If you’re willing to ignore all the obvious positions our characters are put in, “Disturbia” will be pretty excellent. I wasn’t willing to ignore all the obvious marks, so I found it to be pretty damn frustrating. Let’s see, there’s our character Kale who is known for being a liar and deceiver, then there’s our mom who is so self-involved, she can’t listen to our hero, and of course a cop who has it out for him who we know will just come in the nick of time to help our hero when in trouble. And then there’s that nasty habit of the film being so utterly derivative. If there was ever going to be a remake of “Rear Window,” you could basically re-title this and not know the difference. “Disturbia” is a pretty cheesy thriller that is never afraid to flaunt that it’s so predictable.

The house arrest, and elimination of all distractions leads to nosiness and our hero’s potential questioning of his own sanity under cabin fever. Thus, we’re supposed to be led down this path of whether the neighbor across the street is or isn’t an axe murderer with something to hide. And of course there’s our Grace Kelly mark, the woman in peril we know will be involved with our homebound hero and potentially suffer the wrath of the maybe killer. “Disturbia” can only lead us on the “is he a killer or is it all Kale’s imagination” trail before it starts to get old.

It then dispenses with the firm but bloodless action that’s centered around forced tension, two scenes mimicking the Grace Kelly house probe in “Rear Window” sans the biting suspense, and a finale that’s both rushed and forced; meanwhile, the focus on the psychotic neighbor next door is minimal so he’s barely a threat, characters are under-developed, and Kale’s best friend is used for comic relief that’s barely comical, and distracts from the story. We’re also forced to focus on Kale’s budding relationship with his next door neighbor, which all becomes nothing more than padding, since she’s never put into as much immediate danger as Moss’ character is. A few of the highlights of “Disturbia” is the performance from David Morse who is very entertaining as the resident villain who may or may not be a killer.

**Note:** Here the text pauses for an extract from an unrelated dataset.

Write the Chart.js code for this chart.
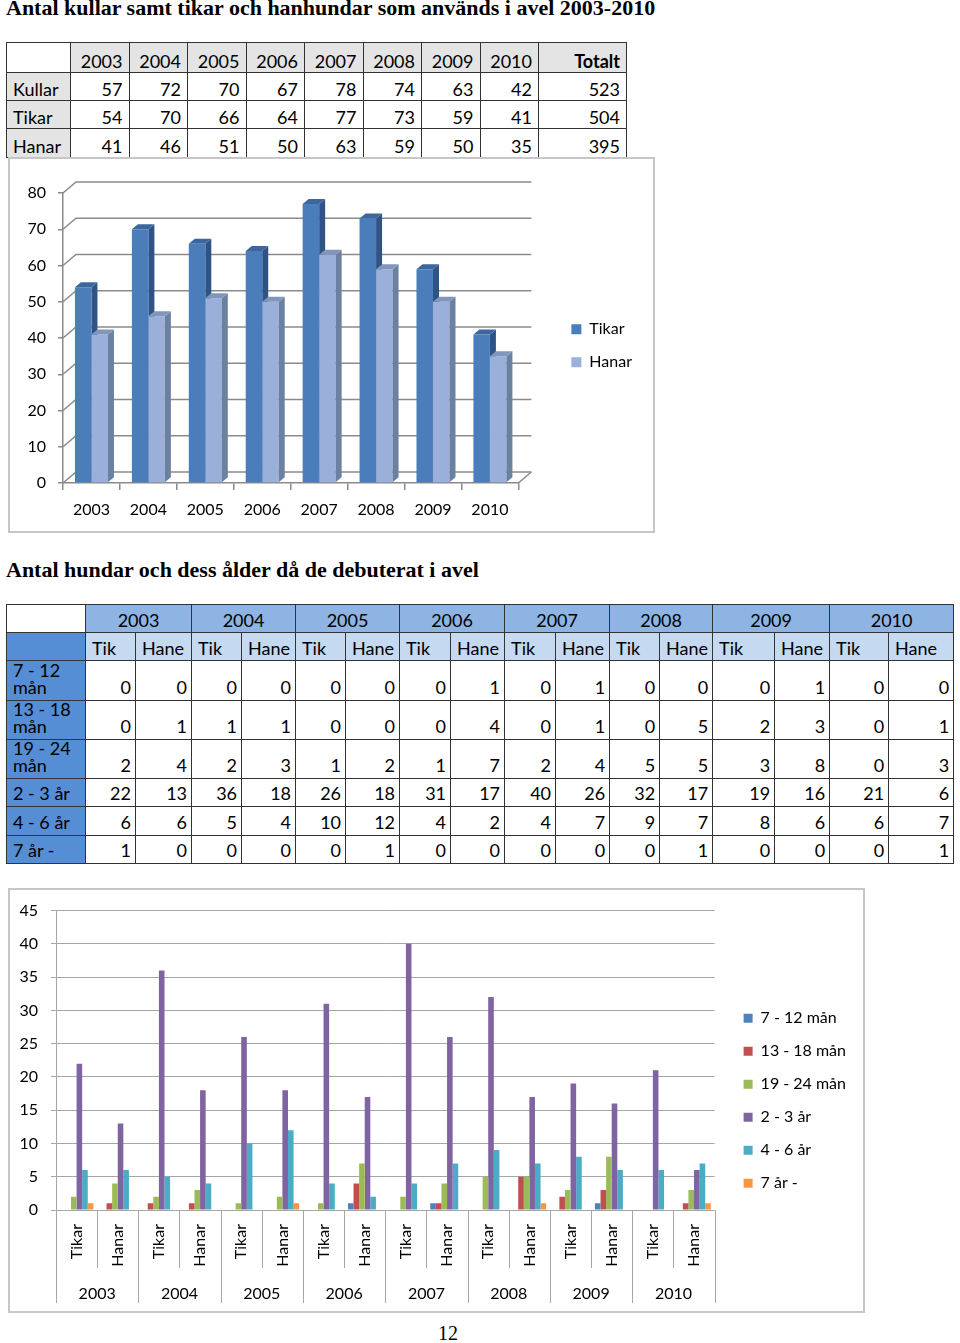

If you have any common sense, then you know that he may, but in spite of the zero mounting tension built on his character, Morse does what he can and comes out ahead as usual. Carrie Anne Moss’ performance as Kale’s mother is strictly utilitarian, but she’s a very likable actress who is interesting as Kale’s constant foil and moral center. As for Sarah Roemer, she’s a looker if I do say so myself, I expect a large career of many roles, and zero acting ability. When it’s necessary to bring the movie to a close, the writers bring the entire story to a screeching halt in favor of a climax that’s dropped on our laps and left with little terror or aftermath. All the while we’re questioning the dubious behavior of the neighbor. Why would the character put up such a front to cover his crime and then go completely loco attempting to kill everyone in his path?

It simply made zero sense. But, the writers seemed hasty to wrap it all up in the ninety minute mark, and wrap it up they do, even if it ends on a cheesy happy ending that never really sells this as a legit thriller in the end; this leaves about many dangling plot points. Is Kale over his father, what was the connection between Kale’s father and the killer? What about the poor girl in the basement? Is it really that easy to get over all your issues if you have a hot girl by your side? It’s hackneyed, and it all just feels like something I’d read in “Fear Street” from R.L. Stine, and even those books had more suspense, and violence than this mediocre rehash. In the end, it’s not a terrible movie, but then, it’s hardly a good one either. It’s neither horror, nor thriller, just a teen melodrama set to a thriller backdrop that I could take or leave.